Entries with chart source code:

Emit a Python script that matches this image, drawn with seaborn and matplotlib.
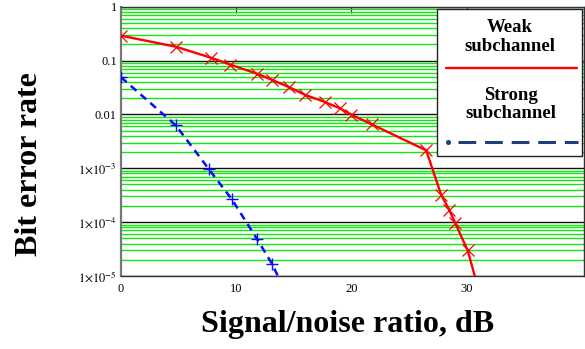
import numpy as np
import pandas as pd
import matplotlib
matplotlib.use("Agg")
import matplotlib.pyplot as plt
from matplotlib.patches import Rectangle
from matplotlib.ticker import FixedLocator, FixedFormatter, LogLocator
import seaborn as sns

# Weak subchannel (red, x markers)
weak_snr = [0.0, 4.8, 7.8, 9.5, 11.8, 13.1, 14.6, 16.0, 17.7, 19.0, 20.0, 21.8, 26.5, 27.8, 28.5, 29.0, 30.1, 31.3]
weak_ber = [0.29, 0.18, 0.113, 0.084, 0.057, 0.044, 0.032, 0.023, 0.017, 0.013, 0.0099, 0.0065, 0.00215,
            3.2e-4, 1.7e-4, 9.8e-5, 3.0e-5, 3.5e-6]

# Strong subchannel (blue, + markers)
strong_snr = [0.0, 4.75, 7.65, 9.6, 11.8, 13.1, 14.3]
strong_ber = [0.049, 0.0063, 9.5e-4, 2.7e-4, 4.9e-5, 1.7e-5, 5e-6]

x_ticks = [0, 10, 20, 30]
y_ticks = [1, 0.1, 0.01, 1e-3, 1e-4, 1e-5]
y_tick_labels = ["1", "0.1", "0.01", r"$1{\times}10^{-3}$", r"$1{\times}10^{-4}$", r"$1{\times}10^{-5}$"]

legend_labels = ["Weak\nsubchannel", "Strong\nsubchannel"]

sns.set_style("white")
plt.rcParams["font.family"] = ["Liberation Serif", "DejaVu Serif"]
plt.rcParams["mathtext.fontset"] = "stix"
for key in ["text.color", "axes.labelcolor", "xtick.color", "ytick.color"]:
    plt.rcParams[key] = "black"

fig = plt.figure(figsize=(5.85, 3.49), dpi=100)
ax = fig.add_axes([121 / 585, 73 / 349, 463 / 585, 269.3 / 349])

weak = pd.DataFrame({"snr": weak_snr, "ber": weak_ber})
strong = pd.DataFrame({"snr": strong_snr, "ber": strong_ber})

sns.lineplot(data=weak, x="snr", y="ber", ax=ax, sort=False, color="red", lw=1.7,
             marker="x", markersize=8.5, markeredgewidth=0.9, markeredgecolor="red", zorder=5)
sns.lineplot(data=strong, x="snr", y="ber", ax=ax, sort=False, color="#0a0aff", lw=1.8,
             linestyle=(0, (3, 2.2)), marker="+", markersize=9, markeredgewidth=1.0,
             markeredgecolor="#0a0aff", zorder=5)

ax.set_yscale("log")
ax.set_ylim(1e-5, 1)
ax.set_xlim(0, 40.2)

ax.yaxis.set_major_locator(FixedLocator(y_ticks))
ax.yaxis.set_major_formatter(FixedFormatter(y_tick_labels))
ax.yaxis.set_minor_locator(LogLocator(base=10, subs=np.arange(2, 10), numticks=20))
ax.xaxis.set_major_locator(FixedLocator(x_ticks))

ax.grid(which="minor", axis="y", color="#10e810", lw=1.0)
ax.grid(which="major", axis="y", color="#111111", lw=1.0)
ax.grid(False, axis="x")
ax.set_axisbelow(True)

ax.tick_params(axis="x", which="major", direction="in", top=True, length=4, width=0.8,
               labelsize=9, pad=5, color="#222222")
ax.tick_params(axis="y", which="both", length=0, labelsize=9, pad=3)
ax.tick_params(axis="y", which="minor", left=False)
for s in ax.spines.values():
    s.set_color("#333333")
    s.set_linewidth(1.0)
ax.spines["left"].set_color("#777777")
ax.spines["left"].set_linewidth(1.6)

ax.set_xlabel("Signal/noise ratio, dB", fontsize=23, fontweight="bold")
ax.set_ylabel("Bit error rate", fontsize=23, fontweight="bold")
ax.xaxis.set_label_coords(0.49, -0.125)
ax.yaxis.set_label_coords(-0.166, 0.415)

# legend box drawn in axes coordinates (text above each sample line)
ax.add_patch(Rectangle((0.683, 0.445), 0.313, 0.545, transform=ax.transAxes,
                       facecolor="white", edgecolor="#222222", lw=1.0, zorder=10))
ax.text(0.84, 0.888, legend_labels[0], transform=ax.transAxes, ha="center", va="center",
        fontsize=13.5, fontweight="bold", linespacing=1.1, zorder=11)
ax.plot([0.703, 0.984], [0.771, 0.771], transform=ax.transAxes,
        color="red", lw=1.7, zorder=11)
ax.text(0.842, 0.638, legend_labels[1], transform=ax.transAxes, ha="center", va="center",
        fontsize=13.5, fontweight="bold", linespacing=1.1, zorder=11)
navy = "#1f3f7a"
ax.plot([0.707], [0.499], transform=ax.transAxes, ls="none",
        marker="o", markersize=2.6, color=navy, zorder=11)
ax.plot([0.728, 0.988], [0.499, 0.499], transform=ax.transAxes,
        color=navy, lw=2.2, dash_capstyle="butt", dashes=(5.8, 2.9), zorder=11)

fig.savefig("out.png", dpi=100)
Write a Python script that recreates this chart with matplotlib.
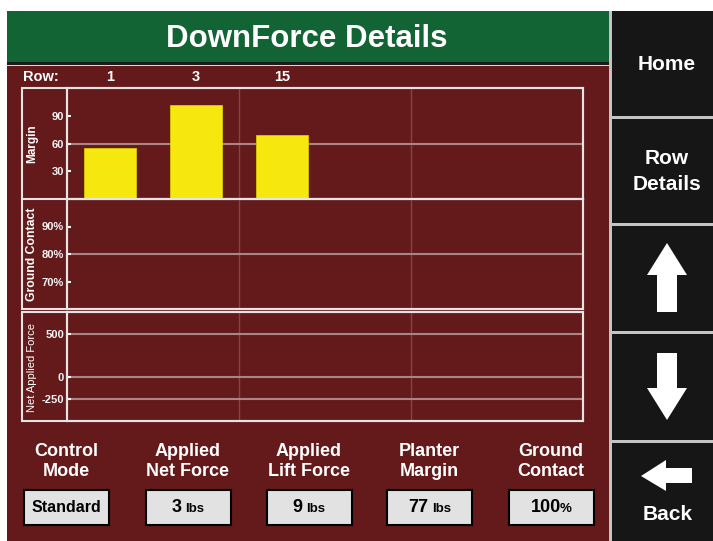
import matplotlib
matplotlib.use("Agg")
import matplotlib.pyplot as plt
import matplotlib.transforms as mtransforms
from matplotlib.patches import Rectangle, Polygon
from matplotlib.offsetbox import TextArea, HPacker, AnnotationBbox

plt.rcParams['font.family'] = ['Liberation Sans', 'DejaVu Sans']

# ---- data ----
rows = ["1", "3", "15"]
margin = [56, 103, 70]
ground_contact = []        # no values shown
net_applied_force = []     # no values shown

margin_ticks = [30, 60, 90]
contact_ticks = [70, 80, 90]
contact_ticklabels = ["70%", "80%", "90%"]
force_ticks = [-250, 0, 500]

info_top = ["Control", "Applied", "Applied", "Planter", "Ground"]
info_bottom = ["Mode", "Net Force", "Lift Force", "Margin", "Contact"]
info_values = ["Standard", "3", "9", "77", "100"]
info_units = ["", "lbs", "lbs", "lbs", "%"]

button_labels = ["Home", "Row", "Details", "Back"]

# ---- colours ----
GREEN = "#126434"
MAROON = "#641a1a"
BLACK = "#161616"
SEP = "#c4c4c4"
FRAME = "#e4e4e4"
HGRID = "#a98585"
VGRID = "#834646"
YELLOW = "#f6e80f"

W, H = 713, 541
fig = plt.figure(figsize=(W / 100, H / 100), dpi=100)

bg = fig.add_axes([0, 0, 1, 1])
bg.set_xlim(0, W)
bg.set_ylim(H, 0)
bg.axis("off")
bg.set_zorder(0)

# header and main area
bg.add_patch(Rectangle((7, 11), 602, 52, color=GREEN, lw=0))
bg.add_patch(Rectangle((7, 62), 602, 2.5, color="#1c1c1c", lw=0))
bg.add_patch(Rectangle((7, 64.5), 602, 1.5, color="#d8d8d8", lw=0))
bg.add_patch(Rectangle((7, 66), 602, H - 66, color=MAROON, lw=0))
bg.text(307, 39, "DownForce Details", color="white", fontsize=22.5,
        fontweight="bold", ha="center", va="center")

# right button column
bg.add_patch(Rectangle((609, 11), W - 609, H - 11, color=SEP, lw=0))
btn_rows = [(11, 116), (119, 223), (226, 331), (334, 440), (443, 541)]
for y0, y1 in btn_rows:
    bg.add_patch(Rectangle((612, y0), W - 612, y1 - y0, color=BLACK, lw=0))
for (x, y), lbl in zip([(667, 64), (667, 159), (667, 184), (668, 515)], button_labels):
    bg.text(x, y, lbl, color="white", fontsize=15, fontweight="bold",
            ha="center", va="center")
up = [(667, 243), (687, 275), (677, 275), (677, 312), (657, 312), (657, 275), (647, 275)]
down = [(657, 353), (677, 353), (677, 388), (687, 388), (667, 420), (647, 388), (657, 388)]
back = [(641, 476), (666, 460), (666, 468), (692, 468), (692, 483), (666, 483), (666, 491)]
for pts in (up, down, back):
    bg.add_patch(Polygon(pts, closed=True, color="white", lw=0))

# chart frames
bg.add_patch(Rectangle((22, 88), 561, 221, fill=False, ec=FRAME, lw=1.5))
bg.add_patch(Rectangle((22, 312), 561, 109, fill=False, ec=FRAME, lw=1.5))
bg.plot([22, 583], [199, 199], color=FRAME, lw=1.5)
bg.plot([67, 67], [88, 309], color=FRAME, lw=1.5)
bg.plot([67, 67], [312, 421], color=FRAME, lw=1.5)

bg.text(32, 144, "Margin", color="white", fontsize=8.5, fontweight="bold",
        rotation=90, ha="center", va="center")
bg.text(32, 254, "Ground Contact", color="white", fontsize=8.8, fontweight="bold",
        rotation=90, ha="center", va="center")
bg.text(32, 367, "Net Applied Force", color="white", fontsize=8,
        rotation=90, ha="center", va="center")


def px_axes(x0, y0, x1, y1):
    return fig.add_axes([x0 / W, 1 - y1 / H, (x1 - x0) / W, (y1 - y0) / H])


def style(ax, ylim, ticks, ticklabels, grid):
    ax.set_facecolor("none")
    ax.set_zorder(1)
    ax.set_xlim(0, 6)
    ax.set_ylim(*ylim)
    ax.set_xticks([])
    ax.set_yticks(ticks)
    ax.set_yticklabels(ticklabels)
    for lbl in ax.get_yticklabels():
        lbl.set_fontweight("bold")
    ax.tick_params(axis="y", direction="in", length=3, width=1.5,
                   color="white", labelcolor="#f4f4f4", labelsize=8, pad=2)
    for s in ax.spines.values():
        s.set_color(FRAME)
        s.set_linewidth(1.5)
    for g in grid:
        ax.axhline(g, color=HGRID, lw=1.5, zorder=1)
    for v in (2, 4):
        ax.axvline(v, color=VGRID, lw=1, zorder=0.5)


ax1 = px_axes(67, 88, 583, 199)
style(ax1, (0, 121), margin_ticks, [str(t) for t in margin_ticks], [60])
ax1.bar([i + 0.5 for i in range(len(margin))], margin, width=0.6,
        color=YELLOW, edgecolor="#d9c800", lw=0.6, zorder=2)

ax2 = px_axes(67, 199, 583, 309)
style(ax2, (60, 100), contact_ticks, contact_ticklabels, [80])

ax3 = px_axes(67, 312, 583, 421)
style(ax3, (-500, 750), force_ticks, [str(t) for t in force_ticks], force_ticks)

# row labels above the chart
bg.text(23, 77, "Row:", color="white", fontsize=10.5, fontweight="bold",
        ha="left", va="center")
row_tr = mtransforms.blended_transform_factory(ax1.transData, bg.transData)
for i, r in enumerate(rows):
    bg.text(i + 0.5, 77, r, transform=row_tr, color="white", fontsize=10.5,
            fontweight="bold", ha="center", va="center")

# info boxes at the bottom
centers = [66.5, 188, 309, 429.5, 551]
for cx, top, bot, val, unit in zip(centers, info_top, info_bottom, info_values, info_units):
    bg.text(cx, 452, top, color="white", fontsize=13, fontweight="bold",
            ha="center", va="center")
    bg.text(cx, 471, bot, color="white", fontsize=13, fontweight="bold",
            ha="center", va="center")
    bg.add_patch(Rectangle((cx - 42.5, 490), 85, 35, fc="#e2e2e2", ec="black", lw=1.5))
    if unit == "":
        bg.text(cx, 508, val, color="black", fontsize=11.5, fontweight="bold",
                ha="center", va="center")
        continue
    parts = [TextArea(val, textprops=dict(color="black", fontsize=13, fontweight="bold"))]
    parts.append(TextArea(unit, textprops=dict(color="black", fontsize=9.5, fontweight="bold")))
    sep = 3 if unit == "lbs" else -1
    pack = HPacker(children=parts, align="baseline", pad=0, sep=sep)
    ab = AnnotationBbox(pack, (cx, 508), xycoords="data", frameon=False,
                        box_alignment=(0.5, 0.5), pad=0)
    bg.add_artist(ab)

fig.savefig("out.png", dpi=100, facecolor="white")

● **WHAT THIS TASK INVOLVES**
Tell how many lines of the material above hold "that", answering with a bare number.

● **TASK RESPONSE**
2